Polygon will be supporting the rollout with its high throughput, low fees, and recent upgrades that improve finality and eliminate reorg risks. Mercuryo, on the other hand, will verify users through KYC checks and issue their aliases, allowing each wallet to be linked to a verified identity.
Once they are verified, users can link a human-readable alias to their self-custody wallet or request a soulbound token on Polygon that acts as proof of ownership.
Mastercard’s aim is to remove the friction and uncertainty of copying complex wallet strings—an error-prone process that has long hindered mainstream adoption.

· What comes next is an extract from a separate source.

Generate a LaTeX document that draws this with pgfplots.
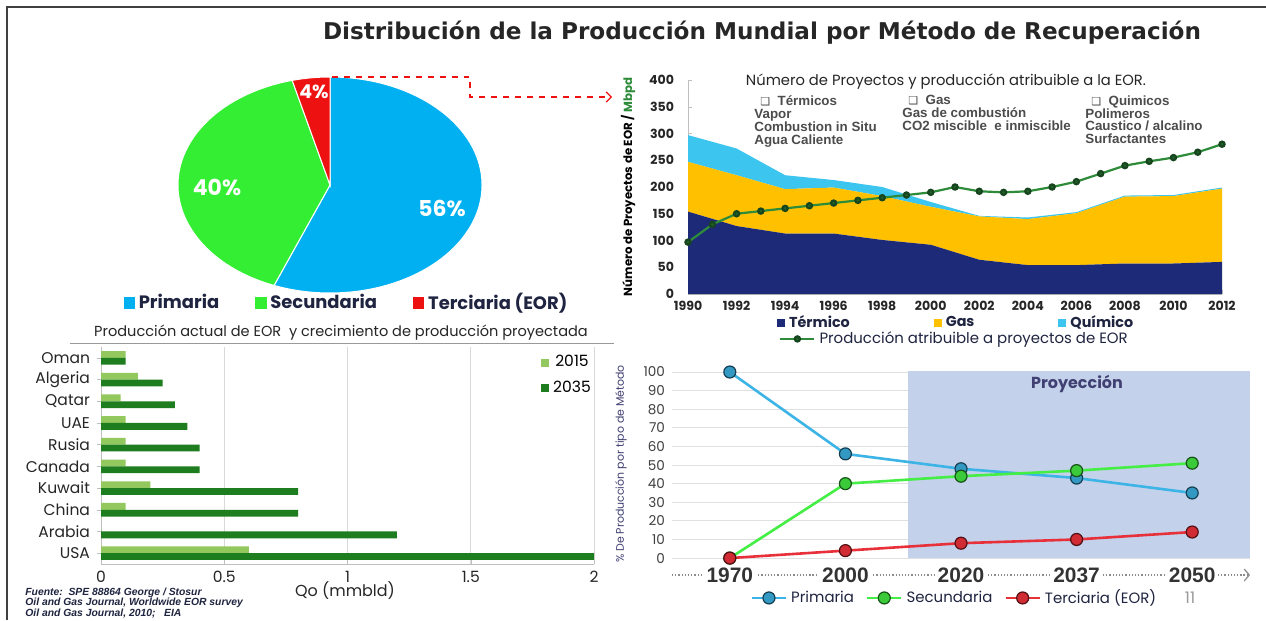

By combining username-style routing with cryptographic identity verification, the company is attempting to standardize how self-custody transactions should function across networks and service providers.
Polygon Labs CEO Marc Boiron called the expansion the moment “self-custody becomes simple,” while Mastercard’s EVP of Blockchain and Digital Assets, Raj Dhamodharan, emphasized how the partnership blends Mastercard’s payment infrastructure with Polygon’s reliability and Mercuryo’s verification capabilities.
Mastercard’s Crypto Credential program originally launched in 2023 inside custodial exchanges and has since grown to millions of users across multiple jurisdictions. Extending it to self-custody wallets marks a deeper evolution of the initiative—one that merges user sovereignty with compliance frameworks such as Travel Rule data exchange, allowing safer, more regulated cross-border transfers without sacrificing decentralization.
Mastercard’s Accelerating On-Chain Ambitions
This expansion fits into Mastercard’s broader, rapidly intensifying push into crypto throughout 2024 and 2025. The company has launched debit cards with Kraken in Europe, partnered with MetaMask on a self-custody payments card, and integrated with Chainlink to allow its global cardholders to purchase crypto directly on-chain. These partnerships form an emerging ecosystem where identity, payments, and liquidity all converge across decentralized rails.
Crypto Credential acts as the identity foundation of that ecosystem. With verified wallet aliases, non-custodial payment cards, and on-chain purchase flows, Mastercard is building an integrated framework that makes digital assets function more like traditional finance without stripping away self-custody.
Mastercard’s move to give crypto wallets verified usernames is more than a UX upgrade—it’s an attempt to define the missing identity standard for Web3. By combining KYC verification with soulbound tokens and enterprise-grade aliasing, Mastercard is positioning itself at the intersection of compliance, usability, and decentralized ownership.
If successful, this initiative could become the default identity infrastructure for on-chain transactions, influencing everything from retail payments to DeFi access controls. The company isn’t just simplifying self-custody; it’s building the connective tissue between traditional payments and the next generation of blockchain-based financial rails.